In the best of philosophical tradition, the speaker is not an academic philosopher, and he is not in academia. He is, however, a philosopher in the sense that he is extremely curious and inquisitive about the vast diversity of human nature, the concern and search for a meaningful and purposeful life, and the varieties of thoughts and experiences and his own reflections on these matters.
By profession, he is a lawyer, but in his legal practice he brings with it a certain dose of philosophy. “I have often been asked how my studies in philosophy have helped me in the practical application of the law and the cut-and thrust world of corporate business. I do not cut or thrust; I practice law with a heavy dose of philosophical persuasion, compassion and detachment.”
In this sense, the speaker is a philosopher of the workplace, of the marketplace (the agora) and of the community; in this way, the speaker is engaged in public conversations. It was in the marketplace – the Agora of Athens – that Western philosophy was birthed, whose nurse-maid was Socrates.
One of the great hallmarks of philosophy is that it is less mindful and respectful of traditions as opposed to Law. Every philosopher seeks new grounds of ideas of the mind in the mental universe and called it a system, a philosophy, school of thought or “baptized” it with an ‘ism,’ which is a code for “territory” – a territory of the mind. Therefore, a philosopher is one who has a sense of adventure, exploration and discovery, a miner of thoughts and ideas. He goes out to “conquer ideas” and stake it an ‘ism’ and then he defends this new found “mental territory” by arguing about it, usually with his fellow philosophers.
In this lecture, in the speaker’s attempt to answer the questions: Why do philosophers argue? How do philosophers argue? What philosophers argue about? and “What is the purpose of philosophy? The speaker hopes to paint the broad outlines and evoke flashes of what philosophy is, who is a philosopher and what kind of a “creature” we call “philosopher” through examining certain key divisional aspects of philosophy and philosophers in the history of Western philosophy.
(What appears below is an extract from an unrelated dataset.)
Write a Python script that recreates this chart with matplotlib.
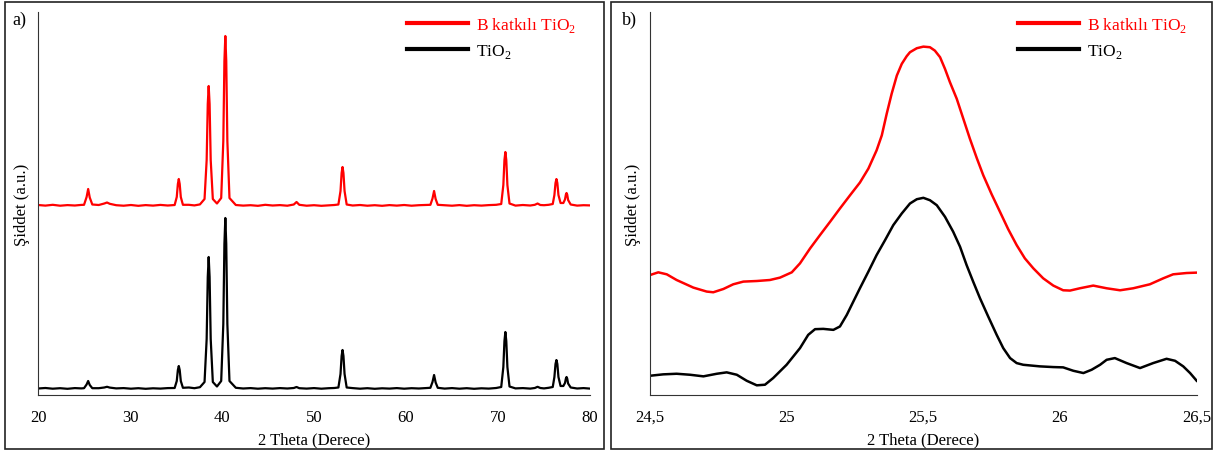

In the history of philosophy, many binary distinctions have been applied: nominalist/realist; empiricist/rationalist/transcendentalist; materialist/idealist. There are, of course, giants in philosophy such as Kant who straddled the divisions, but these divisions have not been removed. One of the dualisms which runs deeply through philosophy’s history is that between a view of philosophy which sees its task is to understand the use of concepts and the meaning of words, and a view of philosophy which sees its task is to understand the world and the good life.
The speaker contends that it is the business of philosophers to argue, debate and to tease or force out the fundamental truths that Nature continues to guard jealously and to engage in public conversations. Philosophers like to poke their noses not just at people but also at Nature.